La “vocazione maggioritaria” del nuovo partito del centrosinistra appare, infatti, destinata ad essere annacquata attraverso il ritorno a una sorta di Unione dall’aspetto più presentabile. Resterà fuori Rifondazione, anche se Paolo Ferrero non esclude “convergenze tattiche” sulla battaglia per la scuola e contro il caro-vita, ma con gli altri ex alleati, e non solo con loro, gli abboccamenti sono già iniziati. La presenza di Antonio Di Pietro al Circo Massimo non può, infatti, essere considerata casuale. Così come la battaglia sulle preferenze alle Europee potrebbe diventare il terreno di incontro con l’Udc, partito con il quale un’alleanza strutturale resta comunque difficile. Con l’Italia dei Valori, invece, il via libera veltroniano alla candidatura di Carlo Costantini in Abruzzo crea le condizioni per un appeasement e per un ritorno alla collaborazione. Se passerà lo sbarramento al 5% risulta inoltre pressoché scontato prevedere una confluenza dentro il Pd di parte dei Verdi e dei Socialisti.

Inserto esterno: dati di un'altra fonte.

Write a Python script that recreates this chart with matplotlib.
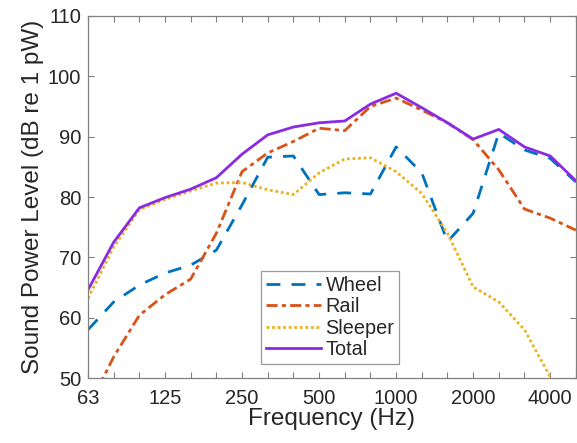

Resta un’altra partita da giocare: quella della leadership interna. Per il momento, come scrive oggi Il Riformista, Veltroni pare sia riuscito a respingere l’offensiva portata dagli altri pezzi da novanta del partito che avrebbero visto bene Maurizio Migliavacca come responsabile dell’Organizzazione. Il ridimensionamento di Goffredo Bettini e di Beppe Fioroni sarebbe stato un segnale evidente e tutt’altro che positivo inviato al segretario. Ma l’effetto-manifestazione pare che allontani questa ipotesi. Non c’è dubbio, però, che Veltroni vorrebbe anche puntellare la sua leadership attraverso quella che ha definito “un’operazione di innovazione sul partito, un’innovazione generazionale”. Si tratterebbe di una sorta di rilancio e di innesto di fedelissimi, una prova di forza attraverso un rinnovamento da realizzare prima del congresso attraverso l’innesto di volti nuovi nel coordinamento ristretto del Pd. Un tentativo che le correnti interne del partito vedono come fumo negli occhi e per fermare il quale stanno già affilando le armi dialettiche. Rendendo sempre più fitto un fuoco di sbarramento che la prova di forza del Circo Massimo non contribuisce certo ad addolcire.